Ospri has sent pamphlets to residents in the area informing them of the next stages of its work over the next two years.
This includes some residential areas such as Ravensbourne and St Leonards, but avoids Port Chalmers, Aramoana and Waitati.
Ospri is a non-profit company which runs TBfree NZ Ltd, the statutory management agency for the eradication of bovine tuberculosis.
Ospri southern South Island programme manager Eric Chagnon said operations had already started in the Flagstaff area, using traps and poisons brodifacoum and Feratox, which is an encapsulated form of cyanide.
The methods for the Mt Cargill and Heyward areas had not been decided yet.
The company would work with the Dunedin City Council and large-scale landowners who would have to agree on the method for any particular area.

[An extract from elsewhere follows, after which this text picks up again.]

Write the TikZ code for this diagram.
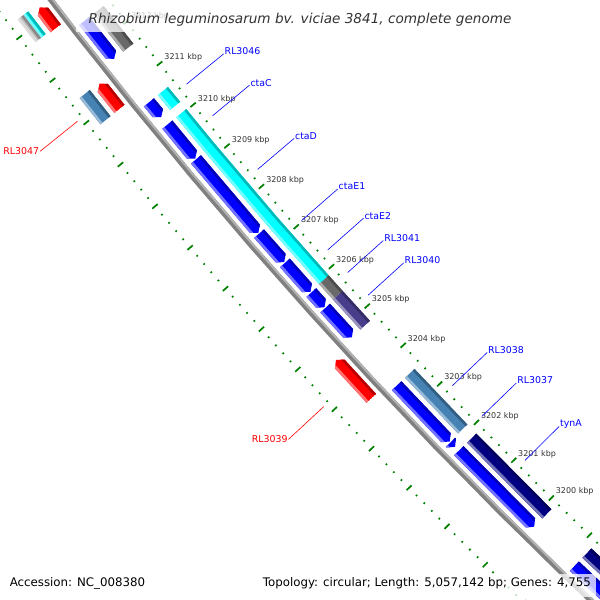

While 1080 was used in a past project in Silver Peaks, the coming operation would not involve the poison because of urban density.
The toxins used depended on the size and terrain of the area and were either placed in bait stations, stapled to trees in biodegradable bags, or hand laid.
"The contractors go around and assess where they can go."
"They may go all the way to the boundaries of some residences, but the method will depend on the size of the land," Mr Chagnon said.
While it had not been finalised, contractors planned to start the next stage next month or September.
Its goal was to stop bovine tuberculosis, which is present in the possum populations in the area, from returning to herds.
Mt Cargill's infected herds were recently cleared.
A 2017 and 2018 operation in parts of Mt Cargill and Heyward removed an estimated 16,000 possums from the areas.
The aim was to reduce possums to a level where the disease could not be spread.
After the two-year operation, Halo Project will try to keep possum numbers down as part of the Predator Free 2050 Dunedin goal.
Halo Project project manager Jonah Kitto-Verhoef said it worked closely with Ospri.
The Halo Project generally provided traps in residential areas, whereas Ospri took on farms and public land.
"They are doing the initial knock-down work. We see that as such a great opportunity in time and money in achieving the biodiversity gains."